Restricted to small pots and hung in the drying air, their plants often require far more attention to maintain their looks than flowers planted in the ground.

But Pete Kern and Pamela Crawford believe gorgeous baskets are within anyone’s reach, if you start with smart planting.

Kern’s Florist and Greenhouse in Springfield Township, Ohio, creates the eye-catching baskets that line Akron area roadways. Crawford is a noted container gardening expert from Canton, Ga., who has written a series of books on the subject and designed planters for the garden supplier Kinsman Co.

We asked Kern and Crawford for their best tips on creating hanging baskets. Here’s what we learned.

BIGGER IS BETTER

Crawford insists she developed her planting methods by learning from her many mistakes, and one of the earliest of those was using baskets that were too small.

For one thing, small baskets don’t hold enough water, she said. For another, they lack room for the roots to grow large, so the plants can’t live as long. Flowers in small baskets will peter out before the growing season ends, she said.

The smallest basket in the line she designed for Kinsman is 14 inches in diameter.

Keep in mind, however, that a larger basket can be heavy when it’s filled with plants and well-watered soil. Consider whether you’re going to have to lift the basket to care for it, and whether the spot where it will hang can handle the load.

Whatever basket you choose, make sure it has a drainage hole. Some also have attached saucers to catch overflow.

Plant choice

Your basket will be only as beautiful as the plants you choose. There’s much to consider — bloom color, foliage color, texture, growth habit and the plants’ mature size, among other factors.

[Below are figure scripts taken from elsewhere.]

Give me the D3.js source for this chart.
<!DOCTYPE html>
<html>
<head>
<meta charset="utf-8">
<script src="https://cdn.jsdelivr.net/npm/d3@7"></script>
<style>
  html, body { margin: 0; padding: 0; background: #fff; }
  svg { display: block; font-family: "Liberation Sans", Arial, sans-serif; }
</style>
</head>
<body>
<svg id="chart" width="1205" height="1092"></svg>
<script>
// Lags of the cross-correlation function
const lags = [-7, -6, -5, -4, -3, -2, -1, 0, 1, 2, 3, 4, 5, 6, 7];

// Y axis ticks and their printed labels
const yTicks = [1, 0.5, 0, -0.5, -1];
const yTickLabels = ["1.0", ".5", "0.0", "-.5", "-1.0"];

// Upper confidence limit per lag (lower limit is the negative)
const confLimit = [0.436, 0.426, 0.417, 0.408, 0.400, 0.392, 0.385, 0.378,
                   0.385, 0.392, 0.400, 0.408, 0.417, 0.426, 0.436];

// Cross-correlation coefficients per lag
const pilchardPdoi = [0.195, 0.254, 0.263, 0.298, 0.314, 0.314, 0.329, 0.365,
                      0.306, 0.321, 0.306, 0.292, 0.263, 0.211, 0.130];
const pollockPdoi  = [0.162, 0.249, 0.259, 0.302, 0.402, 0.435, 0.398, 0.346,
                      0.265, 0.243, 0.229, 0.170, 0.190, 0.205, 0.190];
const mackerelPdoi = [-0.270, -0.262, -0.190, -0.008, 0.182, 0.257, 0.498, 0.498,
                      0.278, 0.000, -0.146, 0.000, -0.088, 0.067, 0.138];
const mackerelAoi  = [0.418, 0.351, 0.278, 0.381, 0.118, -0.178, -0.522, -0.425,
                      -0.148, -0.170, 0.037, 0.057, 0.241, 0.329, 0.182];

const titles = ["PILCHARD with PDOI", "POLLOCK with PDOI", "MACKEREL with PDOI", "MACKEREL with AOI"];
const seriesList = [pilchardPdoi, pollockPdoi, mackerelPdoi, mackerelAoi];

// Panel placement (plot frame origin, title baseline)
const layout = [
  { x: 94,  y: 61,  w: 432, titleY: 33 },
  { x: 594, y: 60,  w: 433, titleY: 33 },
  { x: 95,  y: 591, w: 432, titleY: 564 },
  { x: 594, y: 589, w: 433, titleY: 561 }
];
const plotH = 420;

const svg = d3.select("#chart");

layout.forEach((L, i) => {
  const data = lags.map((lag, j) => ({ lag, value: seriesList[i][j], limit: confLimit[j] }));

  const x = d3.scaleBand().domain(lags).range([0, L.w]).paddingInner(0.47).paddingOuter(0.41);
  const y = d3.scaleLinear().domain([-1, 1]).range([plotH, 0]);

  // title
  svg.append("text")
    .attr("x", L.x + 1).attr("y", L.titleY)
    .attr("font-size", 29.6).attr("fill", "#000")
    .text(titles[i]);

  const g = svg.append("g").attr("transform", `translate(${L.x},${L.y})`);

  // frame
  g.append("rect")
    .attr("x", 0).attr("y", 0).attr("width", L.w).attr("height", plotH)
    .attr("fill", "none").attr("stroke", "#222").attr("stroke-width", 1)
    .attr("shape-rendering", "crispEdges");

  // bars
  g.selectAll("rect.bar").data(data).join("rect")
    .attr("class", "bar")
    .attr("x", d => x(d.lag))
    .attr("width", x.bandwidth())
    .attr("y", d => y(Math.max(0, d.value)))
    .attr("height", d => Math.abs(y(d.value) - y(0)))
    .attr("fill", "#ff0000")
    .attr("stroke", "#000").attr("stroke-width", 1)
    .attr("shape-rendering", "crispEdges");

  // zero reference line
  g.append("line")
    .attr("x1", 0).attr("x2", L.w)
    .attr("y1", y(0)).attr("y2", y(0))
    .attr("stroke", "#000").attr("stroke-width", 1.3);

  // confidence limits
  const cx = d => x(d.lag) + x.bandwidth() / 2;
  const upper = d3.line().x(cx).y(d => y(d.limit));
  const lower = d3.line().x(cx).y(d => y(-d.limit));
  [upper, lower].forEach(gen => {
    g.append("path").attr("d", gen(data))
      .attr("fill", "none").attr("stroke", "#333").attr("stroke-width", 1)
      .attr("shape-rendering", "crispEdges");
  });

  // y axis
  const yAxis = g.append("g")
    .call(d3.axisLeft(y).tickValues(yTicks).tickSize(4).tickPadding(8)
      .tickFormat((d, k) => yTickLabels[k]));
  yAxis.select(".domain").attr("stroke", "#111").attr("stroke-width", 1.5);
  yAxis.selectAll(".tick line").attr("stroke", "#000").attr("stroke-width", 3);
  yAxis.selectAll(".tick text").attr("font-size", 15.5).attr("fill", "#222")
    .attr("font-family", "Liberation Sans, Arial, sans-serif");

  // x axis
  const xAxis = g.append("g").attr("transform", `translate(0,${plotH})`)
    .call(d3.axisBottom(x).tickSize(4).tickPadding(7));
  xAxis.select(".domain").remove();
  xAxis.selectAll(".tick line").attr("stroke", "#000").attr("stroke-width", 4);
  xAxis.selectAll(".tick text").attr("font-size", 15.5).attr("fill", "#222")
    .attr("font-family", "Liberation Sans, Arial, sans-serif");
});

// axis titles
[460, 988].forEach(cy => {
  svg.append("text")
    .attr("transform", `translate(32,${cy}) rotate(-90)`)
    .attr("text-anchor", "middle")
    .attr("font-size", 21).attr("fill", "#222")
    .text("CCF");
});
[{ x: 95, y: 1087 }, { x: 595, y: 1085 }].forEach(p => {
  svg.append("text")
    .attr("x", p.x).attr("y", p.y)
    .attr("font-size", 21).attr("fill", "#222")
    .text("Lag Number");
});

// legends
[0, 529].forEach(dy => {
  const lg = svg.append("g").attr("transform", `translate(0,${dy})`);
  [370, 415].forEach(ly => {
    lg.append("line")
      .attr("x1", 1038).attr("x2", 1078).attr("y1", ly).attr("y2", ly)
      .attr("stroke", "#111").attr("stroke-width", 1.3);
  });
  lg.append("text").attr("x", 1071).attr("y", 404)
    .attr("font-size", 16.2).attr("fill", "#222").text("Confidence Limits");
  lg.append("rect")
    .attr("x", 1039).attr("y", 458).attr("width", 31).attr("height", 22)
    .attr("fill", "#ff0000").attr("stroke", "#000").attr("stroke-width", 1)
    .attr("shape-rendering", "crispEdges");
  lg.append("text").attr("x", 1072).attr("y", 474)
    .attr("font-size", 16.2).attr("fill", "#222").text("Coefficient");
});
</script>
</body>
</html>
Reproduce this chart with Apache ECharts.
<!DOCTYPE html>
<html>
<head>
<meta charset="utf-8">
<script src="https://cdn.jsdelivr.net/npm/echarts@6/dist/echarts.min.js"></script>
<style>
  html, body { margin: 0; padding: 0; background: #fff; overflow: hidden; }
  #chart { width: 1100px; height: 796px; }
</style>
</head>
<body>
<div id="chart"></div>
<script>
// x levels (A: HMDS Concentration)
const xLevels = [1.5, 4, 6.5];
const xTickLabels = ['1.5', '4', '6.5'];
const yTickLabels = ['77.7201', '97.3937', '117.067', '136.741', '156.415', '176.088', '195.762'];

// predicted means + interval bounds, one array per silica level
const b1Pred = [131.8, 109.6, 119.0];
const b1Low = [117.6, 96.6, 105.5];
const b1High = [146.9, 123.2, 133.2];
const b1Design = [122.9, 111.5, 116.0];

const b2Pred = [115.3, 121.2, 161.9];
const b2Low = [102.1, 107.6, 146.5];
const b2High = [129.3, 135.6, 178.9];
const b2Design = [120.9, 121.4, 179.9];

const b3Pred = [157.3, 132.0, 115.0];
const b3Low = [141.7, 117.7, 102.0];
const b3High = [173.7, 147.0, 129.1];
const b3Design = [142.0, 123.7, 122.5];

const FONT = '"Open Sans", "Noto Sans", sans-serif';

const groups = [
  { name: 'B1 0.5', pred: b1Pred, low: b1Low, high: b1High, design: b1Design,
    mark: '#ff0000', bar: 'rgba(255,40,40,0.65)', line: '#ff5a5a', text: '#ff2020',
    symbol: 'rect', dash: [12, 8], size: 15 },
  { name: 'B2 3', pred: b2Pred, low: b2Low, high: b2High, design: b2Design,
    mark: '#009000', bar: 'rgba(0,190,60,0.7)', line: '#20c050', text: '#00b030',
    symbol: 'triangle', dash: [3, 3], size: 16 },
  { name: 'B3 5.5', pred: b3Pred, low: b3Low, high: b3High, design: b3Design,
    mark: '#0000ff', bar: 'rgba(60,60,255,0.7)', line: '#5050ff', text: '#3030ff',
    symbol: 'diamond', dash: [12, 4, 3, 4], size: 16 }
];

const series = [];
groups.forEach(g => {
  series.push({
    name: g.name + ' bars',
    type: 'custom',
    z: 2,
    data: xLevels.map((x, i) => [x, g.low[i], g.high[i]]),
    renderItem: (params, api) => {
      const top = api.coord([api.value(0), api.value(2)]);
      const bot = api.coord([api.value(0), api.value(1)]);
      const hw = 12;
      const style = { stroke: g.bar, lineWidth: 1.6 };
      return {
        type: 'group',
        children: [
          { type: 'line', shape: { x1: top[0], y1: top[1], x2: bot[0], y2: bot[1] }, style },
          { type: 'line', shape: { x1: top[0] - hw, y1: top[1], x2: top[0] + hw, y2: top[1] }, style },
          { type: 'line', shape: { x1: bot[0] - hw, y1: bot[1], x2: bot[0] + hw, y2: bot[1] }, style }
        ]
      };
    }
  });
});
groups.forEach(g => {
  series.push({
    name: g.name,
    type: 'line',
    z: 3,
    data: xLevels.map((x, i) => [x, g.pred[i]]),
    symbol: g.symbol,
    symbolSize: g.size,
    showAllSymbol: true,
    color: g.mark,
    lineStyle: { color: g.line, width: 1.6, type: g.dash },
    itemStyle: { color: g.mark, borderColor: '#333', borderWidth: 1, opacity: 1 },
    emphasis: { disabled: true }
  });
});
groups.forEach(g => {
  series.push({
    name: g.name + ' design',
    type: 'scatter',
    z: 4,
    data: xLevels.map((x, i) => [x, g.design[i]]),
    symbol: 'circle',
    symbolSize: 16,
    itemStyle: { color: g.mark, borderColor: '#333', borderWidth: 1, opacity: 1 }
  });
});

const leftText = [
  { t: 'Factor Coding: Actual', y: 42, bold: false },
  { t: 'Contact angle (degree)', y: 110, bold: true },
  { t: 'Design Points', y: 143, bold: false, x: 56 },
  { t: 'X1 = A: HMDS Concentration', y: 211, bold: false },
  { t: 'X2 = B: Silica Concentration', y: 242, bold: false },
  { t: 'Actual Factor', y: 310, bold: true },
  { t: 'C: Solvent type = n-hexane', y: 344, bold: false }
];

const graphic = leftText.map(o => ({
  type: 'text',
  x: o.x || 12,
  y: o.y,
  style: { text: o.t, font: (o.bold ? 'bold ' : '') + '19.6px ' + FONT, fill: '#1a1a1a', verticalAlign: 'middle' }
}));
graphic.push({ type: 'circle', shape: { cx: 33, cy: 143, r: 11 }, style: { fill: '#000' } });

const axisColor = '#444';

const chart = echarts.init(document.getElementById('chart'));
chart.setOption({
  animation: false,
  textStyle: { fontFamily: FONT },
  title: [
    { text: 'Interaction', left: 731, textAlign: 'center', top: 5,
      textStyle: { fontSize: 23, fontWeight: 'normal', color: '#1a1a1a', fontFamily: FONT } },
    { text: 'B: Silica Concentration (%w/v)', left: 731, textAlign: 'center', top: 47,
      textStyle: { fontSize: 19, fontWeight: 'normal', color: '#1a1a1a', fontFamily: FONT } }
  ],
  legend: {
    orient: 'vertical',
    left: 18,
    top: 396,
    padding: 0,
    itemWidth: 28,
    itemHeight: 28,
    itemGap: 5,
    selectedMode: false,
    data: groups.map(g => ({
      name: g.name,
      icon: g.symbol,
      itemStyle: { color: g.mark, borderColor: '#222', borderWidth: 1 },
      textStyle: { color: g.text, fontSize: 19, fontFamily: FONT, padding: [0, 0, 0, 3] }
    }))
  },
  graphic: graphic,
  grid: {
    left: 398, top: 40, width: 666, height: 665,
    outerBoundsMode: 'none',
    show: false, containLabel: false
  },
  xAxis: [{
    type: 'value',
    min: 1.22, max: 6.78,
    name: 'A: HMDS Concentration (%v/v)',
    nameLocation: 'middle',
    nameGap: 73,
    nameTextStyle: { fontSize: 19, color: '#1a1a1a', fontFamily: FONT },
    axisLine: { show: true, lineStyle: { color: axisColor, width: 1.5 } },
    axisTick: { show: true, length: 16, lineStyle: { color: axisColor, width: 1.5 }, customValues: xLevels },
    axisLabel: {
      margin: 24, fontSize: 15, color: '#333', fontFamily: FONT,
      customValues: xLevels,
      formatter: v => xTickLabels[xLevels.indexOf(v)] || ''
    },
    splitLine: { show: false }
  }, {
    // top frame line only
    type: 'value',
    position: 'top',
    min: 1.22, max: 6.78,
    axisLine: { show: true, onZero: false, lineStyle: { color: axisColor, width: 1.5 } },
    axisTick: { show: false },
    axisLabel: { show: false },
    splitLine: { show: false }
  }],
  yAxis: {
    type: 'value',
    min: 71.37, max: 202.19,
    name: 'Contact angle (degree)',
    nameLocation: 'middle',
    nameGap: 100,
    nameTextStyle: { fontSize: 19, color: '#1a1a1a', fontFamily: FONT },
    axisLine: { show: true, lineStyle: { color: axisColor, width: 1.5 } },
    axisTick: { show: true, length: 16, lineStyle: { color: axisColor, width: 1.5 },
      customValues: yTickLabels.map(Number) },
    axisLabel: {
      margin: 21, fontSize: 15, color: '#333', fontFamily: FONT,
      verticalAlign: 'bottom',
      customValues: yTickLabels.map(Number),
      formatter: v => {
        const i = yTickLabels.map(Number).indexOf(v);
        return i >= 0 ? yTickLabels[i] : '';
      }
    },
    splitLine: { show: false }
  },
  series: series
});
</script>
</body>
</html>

Kern and Crawford suggested starting with the most basic question: How much sun will the basket get?

Plant tags tell you whether a plant prefers full sun (more than six hours of sunlight a day), part sun or part shade (three to six hours) or full shade (less than three hours). Narrow the field by considering only plants that meet the sun requirement of the basket’s site.

Luckily for gardeners, growers have developed many plants that tolerate both sun and shade, Crawford noted. That’s especially helpful in a situation such as a west-facing porch, where the basket is shaded most of the day but blasted by hot sun in the late afternoon.

ADD ARTISTRY

Next comes the task of choosing plants that create a pleasing arrangement, and that takes a bit of artistic sense.

Crawford said she starts by choosing a taller plant to go in the center of the basket — “something that completely dazzles me,” she said — and then looks for two or three more types of plants to surround that centerpiece. She holds the plants against one another to see how they look together, just as she would hold a throw pillow against her couch fabric to make sure the colors and textures work.

Plant size matters, too. Read the plant tags to determine how big each one will get. Kern likes creating baskets from plants that all get about the same height, while Crawford is careful to choose plants that don’t dwarf the centerpiece plant.

EASY ROUTE

Does all that plant-choice information sound like too much effort? Then just copy the pros’ designs.